I'm a university business teacher and have an MBA, and I've taught a number of introductory courses in business finance, including processes for sizing up general corporate investments. I'm also familiar with methods for valuing stocks and bonds. I'm also a bit new to the United States so the implications of U.S. tax laws aren't entirely second-nature for me. Before reading this book, I had also purchased a couple small, single family investment properties that have worked out satisfactorily so far, but wanted to refine my approach using terms and methods that are native to the real estate investment industry. As an educator, I not only expect authors to provide information, but also, to help you practice your skills. Therefore, I tend to judge a book by how well it guides me in truly learning and understanding its concepts.
Overall, this book stood up well against my goals and expectations.
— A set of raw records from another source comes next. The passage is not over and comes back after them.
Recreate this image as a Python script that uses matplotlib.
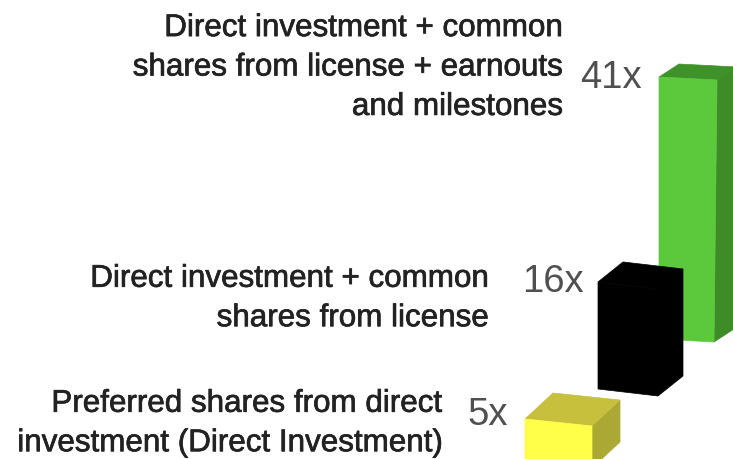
import matplotlib
matplotlib.use('Agg')
import matplotlib.pyplot as plt
import matplotlib.patheffects as pe

plt.rcParams['font.family'] = ['Liberation Sans', 'DejaVu Sans']

# Data, front to back
categories = ['Preferred shares from direct\ninvestment (Direct Investment)',
              'Direct investment + common\nshares from license',
              'Direct investment + common\nshares from license + earnouts\nand milestones']
multiples = [5, 16, 41]
value_labels = ['5x', '16x', '41x']

# Colours for front, top, side
front_colors = ['#FFFF4A', '#000000', '#5CC83C']
top_colors = ['#C6C03C', '#000000', '#3F9229']
side_colors = ['#ABA834', '#000000', '#3E8C28']

# Fake perspective, in pixels: each bar gets its own spot
lefts = [525, 598, 659]
bases = [462, 390, 340]
widths = [67, 60, 55]
skews = [7, 7, 3]
flares = [0, 0, 3]
depth_x = [28, 25, 20]
depth_y = [-26, -20, -13]
units = [8.4, 6.69, 6.39]
text_right = [443, 489, 563]
text_y = [424.5, 299.5, 68.5]
label_x = [488, 553, 611]
label_y = [415, 282, 78]

fig = plt.figure(figsize=(7.33, 4.6), dpi=100)
ax = fig.add_axes([0, 0, 1, 1])
ax.set_xlim(0, 733)
ax.set_ylim(460, 0)
ax.axis('off')

for i in range(len(multiples)):
    h = multiples[i] * units[i]
    x0 = lefts[i]
    x1 = x0 + widths[i]
    x1t = x1 + flares[i]
    y0 = bases[i]
    y1 = y0 + skews[i]
    dx = depth_x[i]
    dy = depth_y[i]
    # side
    ax.fill([x1, x1 + dx, x1t + dx, x1t],
            [y1, y1 + dy, y1 + dy - h, y1 - h],
            color=side_colors[i], lw=0.5, zorder=3 - i)
    # top
    ax.fill([x0, x1t, x1t + dx, x0 + dx],
            [y0 - h, y1 - h, y1 - h + dy, y0 - h + dy],
            color=top_colors[i], lw=0.5, zorder=3 - i)
    # front
    ax.fill([x0, x1, x1t, x0], [y0, y1, y1 - h, y0 - h],
            color=front_colors[i], lw=0.5, zorder=3 - i)

    ax.text(text_right[i], text_y[i], categories[i], ha='right', va='center',
            fontsize=22.6, color='#222222', linespacing=1.41, zorder=5,
            path_effects=[pe.withStroke(linewidth=0.5, foreground='#222222')])
    ax.text(label_x[i], label_y[i], value_labels[i], ha='center', va='center',
            fontsize=27.5, color='#505050', zorder=5)

fig.savefig('out.png', dpi=100)
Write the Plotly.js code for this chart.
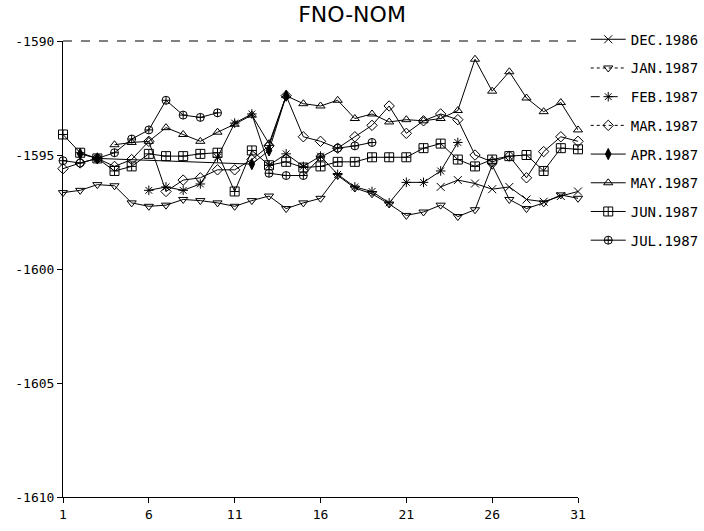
<!DOCTYPE html>
<html>
<head>
<meta charset="utf-8">
<script src="https://cdn.plot.ly/plotly-3.0.1.min.js"></script>
<style>html,body{margin:0;padding:0;background:#fff;}#chart{width:704px;height:531px;}</style>
</head>
<body>
<div id="chart"></div>
<script>
const days = [1,2,3,4,5,6,7,8,9,10,11,12,13,14,15,16,17,18,19,20,21,22,23,24,25,26,27,28,29,30,31];
const N = null;
const dec1986 = [N,N,N,N,N,N,N,N,N,N,N,N,N,N,N,N,N,N,N,N,N,N,-1596.4,-1596.1,-1596.25,-1596.5,-1596.4,-1596.95,-1597.05,-1596.8,-1596.6];
const jan1987 = [-1596.65,-1596.55,-1596.3,-1596.35,-1597.1,-1597.25,-1597.2,-1596.95,-1597.0,-1597.1,-1597.25,-1597.0,-1596.8,-1597.35,-1597.1,-1596.9,-1595.9,-1596.45,-1596.7,-1597.15,-1597.65,-1597.5,-1597.2,-1597.7,-1597.4,-1595.45,-1596.95,-1597.35,-1597.1,-1596.75,-1596.9];
const feb1987 = [N,N,N,N,N,-1596.55,-1596.4,-1596.55,-1596.27,-1595.1,-1593.6,-1593.2,-1595.45,-1594.95,-1595.5,-1595.05,-1595.85,-1596.4,-1596.6,-1597.1,-1596.2,-1596.2,-1595.7,-1594.45,N,N,N,N,N,N,N];
const mar1987 = [-1595.6,-1595.35,-1595.15,-1595.5,-1595.2,-1594.4,-1596.6,-1596.1,-1596.0,-1595.65,-1595.65,-1595.2,-1594.6,-1592.4,-1594.2,-1594.4,-1594.7,-1594.2,-1593.7,-1592.85,-1594.05,-1593.5,-1593.2,-1593.45,-1595.0,-1595.3,-1595.05,-1596.0,-1594.85,-1594.2,-1594.4];
const apr1987 = [N,-1594.95,-1595.15,N,N,N,N,N,N,N,N,-1595.4,-1594.8,-1592.4,N,N,N,N,N,N,N,N,N,N,N,N,N,N,N,N,N];
const may1987 = [N,N,N,-1594.55,-1594.45,-1594.4,-1593.8,-1594.1,-1594.4,-1594.0,-1593.65,-1593.25,-1594.5,-1592.4,-1592.75,-1592.85,-1592.6,-1593.4,-1593.2,-1593.55,-1593.45,-1593.5,-1593.4,-1593.05,-1590.8,-1592.2,-1591.35,-1592.5,-1593.1,-1592.7,-1593.9];
const jun1987 = [-1594.1,-1594.9,-1595.15,-1595.7,-1595.5,-1594.95,-1595.05,-1595.05,-1594.95,-1594.9,-1596.6,-1594.8,-1595.45,-1595.3,-1595.55,-1595.5,-1595.3,-1595.3,-1595.1,-1595.1,-1595.1,-1594.7,-1594.5,-1595.2,-1595.5,-1595.2,-1595.05,-1595.0,-1595.7,-1594.7,-1594.75];
const jul1987 = [-1595.25,-1595.35,-1595.15,-1594.9,-1594.3,-1593.9,-1592.6,-1593.25,-1593.35,-1593.15,N,N,-1595.8,-1595.9,-1595.9,-1595.1,-1594.7,-1594.6,-1594.45,N,N,N,N,N,N,N,N,N,N,N,N];
const seriesNames = ['DEC.1986','JAN.1987','FEB.1987','MAR.1987','APR.1987','MAY.1987','JUN.1987','JUL.1987'];
const seriesValues = [dec1986,jan1987,feb1987,mar1987,apr1987,may1987,jun1987,jul1987];
const xTicks = [1,6,11,16,21,26,31];
const yTicks = [-1610,-1605,-1600,-1595,-1590];

const symbols = ['x-thin-open','triangle-down-open','asterisk-open','diamond-open','diamond-tall','triangle-up-open','square-cross-open','circle-cross-open'];
const sizes = [8,8,8,8,8,8,9,8];
const legendDash = ['solid','dot','dash','dot','solid','solid','solid','solid'];
const connect = [false,false,false,false,true,false,false,false];

const traces = [];
seriesValues.forEach((vals,i)=>{
  traces.push({
    x: days, y: vals, type:'scatter', mode:'lines+markers', showlegend:false,
    connectgaps: connect[i],
    line:{color:'#000',width:1},
    marker:{symbol:symbols[i],size:sizes[i],color:'#000',line:{color:'#000',width:1}},
    cliponaxis:false
  });
});
seriesNames.forEach((nm,i)=>{
  traces.push({
    x:[null], y:[null], type:'scatter', mode:'lines+markers', name:nm,
    legendgroup:'g'+i, showlegend:true,
    line:{color:'#000',width:1,dash:legendDash[i]},
    marker:{symbol:symbols[i],size:sizes[i],color:'#000',line:{color:'#000',width:1}}
  });
});

const mono = 'DejaVu Sans Mono, monospace';
const layout = {
  width:704, height:531,
  margin:{l:63,r:126,t:41,b:34,autoexpand:false},
  paper_bgcolor:'#fff', plot_bgcolor:'#fff',
  title:{text:'FNO-NOM', x:0.5, xref:'container', y:0.974, yref:'container', yanchor:'middle',
         font:{family:'DejaVu Sans, sans-serif', size:22, color:'#000'}},
  xaxis:{range:[1,31], tickvals:xTicks, ticktext:xTicks.map(String), showline:true, linecolor:'#000', linewidth:1,
         ticks:'outside', ticklen:5, tickcolor:'#000', showgrid:false, zeroline:false, automargin:false,
         tickfont:{family:mono,size:13,color:'#000'}},
  yaxis:{range:[-1610,-1590], tickvals:yTicks, ticktext:yTicks.map(String), showline:true, linecolor:'#000', linewidth:1,
         ticks:'outside', ticklen:5, tickcolor:'#000', showgrid:false, zeroline:false, automargin:false,
         tickfont:{family:mono,size:13,color:'#000'}},
  shapes:[{type:'line', xref:'paper', yref:'paper', x0:0, x1:1, y0:1, y1:1, line:{color:'#000',width:1,dash:'dash'}}],
  showlegend:true,
  legend:{x:1.015, xanchor:'left', y:1.038, yanchor:'top', traceorder:'grouped', tracegroupgap:7.5, itemwidth:35,
          font:{family:mono,size:14,color:'#000'}, bgcolor:'rgba(0,0,0,0)'}
};
Plotly.newPlot('chart', traces, layout, {displayModeBar:false, staticPlot:true});
</script>
</body>
</html>
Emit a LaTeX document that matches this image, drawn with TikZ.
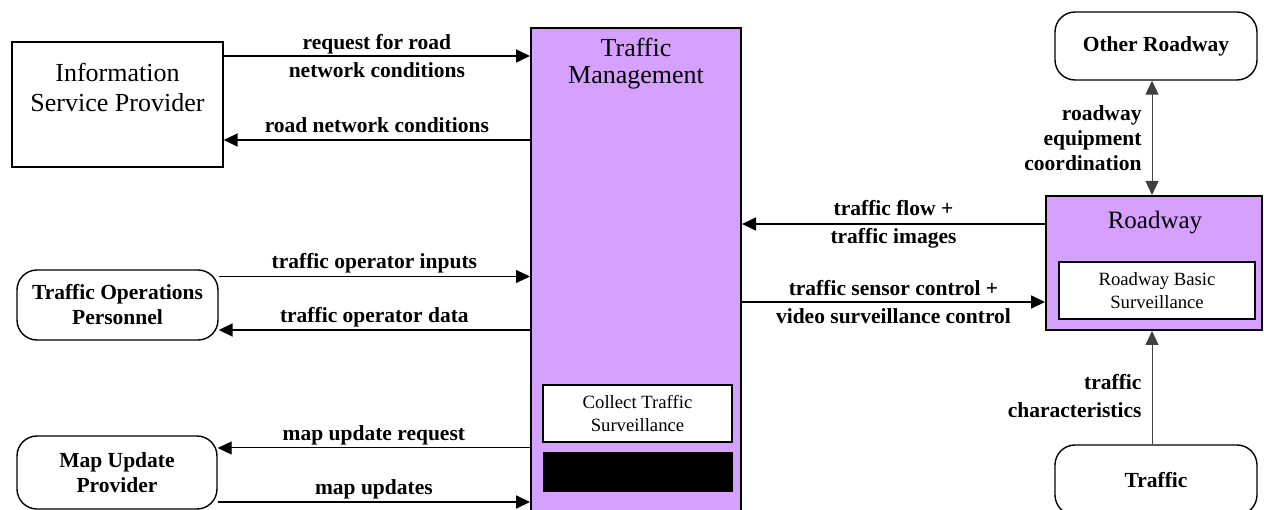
\documentclass[tikz,border=0pt]{standalone}
\usepackage{fontspec}
\setmainfont{Liberation Serif}
\usetikzlibrary{arrows.meta}
\definecolor{tmpurple}{RGB}{214,160,255}
\begin{document}
\begin{tikzpicture}[x=1pt,y=-1pt,
  plainbox/.style={draw, line width=1.4pt, inner sep=0pt},
  rbox/.style={draw, line width=1.4pt, rounded corners=20pt, inner sep=0pt, align=center,
    font=\bfseries\fontsize{21.5}{25}\selectfont},
  titletext/.style={align=center, inner sep=0pt, font=\fontsize{26}{29}\selectfont},
  innerbox/.style={draw, fill=white, line width=1.4pt, inner sep=0pt, align=center,
    font=\fontsize{18.7}{22.5}\selectfont},
  thickarr/.style={-{Triangle[length=14pt,width=13pt]}, line width=1.8pt},
  thinarr/.style={-{Triangle[length=14pt,width=13pt]}, line width=1pt},
  varr/.style={line width=1pt, draw=black!75},
  lab/.style={anchor=base, yshift=7.5pt, inner sep=0pt, font=\bfseries\fontsize{21.5}{25}\selectfont},
  labtwo/.style={align=center, inner sep=0pt, font=\bfseries\fontsize{21.5}{28}\selectfont},
  vlab/.style={anchor=east, xshift=-10pt, align=right, inner sep=0pt, font=\bfseries\fontsize{21.5}{25}\selectfont}]
\useasboundingbox (0,0) rectangle (1264,510);

% Traffic Management
\node[draw, line width=2pt, fill=tmpurple, minimum width=210pt, minimum height=487pt, inner sep=0pt] (tm) at (636,271.5) {};
\node[titletext, font=\fontsize{26}{27}\selectfont] (tmtitle) at (636,64) {Traffic\\Management};
\node[innerbox, minimum width=189pt, minimum height=57pt] (cts) at (637.5,413.5) {Collect Traffic\\Surveillance};
\node[draw, fill=black, line width=1pt, minimum width=189pt, minimum height=38pt, inner sep=0pt] (blk) at (637.5,472) {};

% Information Service Provider
\node[plainbox, minimum width=211pt, minimum height=125pt] (isp) at (117.5,104.5) {};
\node[titletext, font=\fontsize{26}{30}\selectfont] (isptext) at (117.5,87) {Information\\Service Provider};

% Traffic Operations Personnel
\node[rbox, minimum width=201pt, minimum height=70pt] (top) at (117.5,305) {Traffic Operations\\Personnel};

% Map Update Provider
\node[rbox, minimum width=200pt, minimum height=73pt] (mup) at (117,472.5) {Map Update\\Provider};

% Other Roadway
\node[rbox, minimum width=202pt, minimum height=68pt] (orw) at (1156,46) {Other Roadway};

% Traffic
\node[rbox, minimum width=202pt, minimum height=70pt] (trf) at (1156,480) {Traffic};

% Roadway
\node[draw, line width=2pt, fill=tmpurple, minimum width=216pt, minimum height=134pt, inner sep=0pt] (rw) at (1154,263) {};
\node[titletext, font=\fontsize{25}{28}\selectfont] (rwtitle) at (1155,223) {Roadway};
\node[innerbox, minimum width=196pt, minimum height=57pt] (rbs) at (1157,290.5) {Roadway Basic\\Surveillance};

% coordinates for connector rows
\coordinate (r1) at (0,56);
\coordinate (r2) at (0,140);
\coordinate (r3) at (0,276.5);
\coordinate (r4) at (0,330);
\coordinate (r5) at (0,448);
\coordinate (r6) at (0,502);
\coordinate (r7) at (0,224);
\coordinate (r8) at (0,302);
\coordinate (vx) at (1152,0);

% left connectors
\draw[thickarr] (isp.east |- r1) -- node[labtwo] {request for road\\network conditions} (tm.west |- r1);
\draw[thickarr] (tm.west |- r2) -- node[lab] {road network conditions} (isp.east |- r2);
\draw[thinarr] (top.east |- r3) -- node[lab] {traffic operator inputs} (tm.west |- r3);
\draw[thickarr] (tm.west |- r4) -- node[lab] {traffic operator data} (top.east |- r4);
\draw[thinarr] (tm.west |- r5) -- node[lab] {map update request} (mup.east |- r5);
\draw[thickarr] (mup.east |- r6) -- node[lab] {map updates} (tm.west |- r6);

% right connectors
\draw[thickarr] (rw.west |- r7) -- node[labtwo] {traffic flow +\\traffic images} (tm.east |- r7);
\draw[thickarr] (tm.east |- r8) -- node[labtwo] {traffic sensor control +\\video surveillance control} (rw.west |- r8);

% vertical connectors
\draw[varr, {Triangle[length=14pt,width=13pt]}-{Triangle[length=14pt,width=13pt]}]
  (orw.south -| vx) -- node[vlab] {roadway\\equipment\\coordination} (rw.north -| vx);
\draw[varr, -{Triangle[length=14pt,width=13pt]}]
  (trf.north -| vx) -- node[vlab, pos=0.43, font=\bfseries\fontsize{21.5}{28}\selectfont] {traffic\\characteristics} (rw.south -| vx);
\end{tikzpicture}
\end{document}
The author's methods seemed consistent with general business practices in the various courses I've taught, but have been modified to fit the nuances of the real estate investment industry. I picked up a few things as well, mostly surrounding the impact of accounting rules on taxable income and financial ratios that are specific to real estate investments. I also liked how the author wasn't short on examples of the math in action. Within each chapter there is usually one or two example calculations, and then, at the end of the book, he repeats each calculation or ratio giving it a bit more explanation. He also gives you a problem to solve, with a solution provided at the end of the chapter to check your knowledge. In this end-section of the book, he also provides a bit more detail for each ratio than you find in the body of his work.
I also liked how he appears to have provided some realistic figures in his examples, inadvertently producing some benchmark values for certain key ratios. For example, expected rates of return of 10-12 percent for real estate, debt coverage ratios of 1.2 to 1.3 for most banks, and vacancy allowance rates of 3% to 6% came through consistently. He covers himself by encouraging you to do research to verify these numbers in your specific locality, but they gave me a ballpark figure to which I could compare my own research and make some preliminary judgments.
And, to test my knowledge, I ran the numbers for a real estate investment I was considering using his methods. I did this in a spreadsheet I created from scratch. Then I ran those same numbers through Turbo Tax and compared it to the figures the author would have recommended to forecast the tax liability of the investments. I got the same numbers as the author would have, although I did have to research current rules on real estate investments from the IRS website because some of his tax rules were out of date (because the book was published years ago; I was using the 2003 version and its 2011 now). But the book got me started in figuring out where to look.
However, I felt there were a few ways the book could have been improved. First, I felt he might have talked about the modified internal rate of return (MIRR) for the investment. This measure takes into account the rate at which proceeds from the property are reinvested, which his Internal Rate of Return measure doesn't account for. The MIRR is therefore more accurate, in my view, producing a lower rate of return that needs to be recognized if you want to hit your investment goals. Second, I thought he could have given a comprehensive example which uses all of the important ratios he describes in the book. He does a good job of describing each ratio in isolation; however, I think it would best to see the important ratios all in one place, their tradeoffs, and an overall interpretation of the investment in terms of net income, cash flow, return, value, debt coverage etcetera. I would have also liked to have seen him analyze two potential properties, and explain which one is the better investment based on the numbers given a fictitious investor's characteristics such as preference for cashflow versus capital appreciation, etcetera.
I also thought he ducked out of some of the finer points of sizing up a real estate investment, telling you in a few spots to see your accountant about certain issues, such as rules on gains, disposal, depreciation, passive loss rules, etcetera. The reason I bought the book was to help me make these decisions without a high-priced accountant. So, I felt the need to buy a second book after reading this one - one on current real-estate taxation rules. But he did point me in the right direction, and perhaps this expecation was beyond the scope he intended for this book.
Also to fully internalize the ratios, I would have liked to have seen a summary of all the ratios in table format, showing their formula, when you use the ratio, and its general meaning. And last of all, I feel his book is skewed a bit toward multi-unit investments rather than single-family residential properties I'm interested in. For example, he recommends a vacancy allowance of 3-6%. However, for a a single-family dwelling, if you budget only one month's vacancy, you get 1/12 or 8.3%. So, if you blindly use his vacancy allowance, you'll overestimate your gross operating income (gross rental receipts).
However, for the price you pay for a used book on Amazon, I got more than my money's worth, and I won't be selling this one any time soon. Although I've given a few criticisms here, I think this is quite and excellent book, and I recommend it quite highly. I therefore gave it five stars.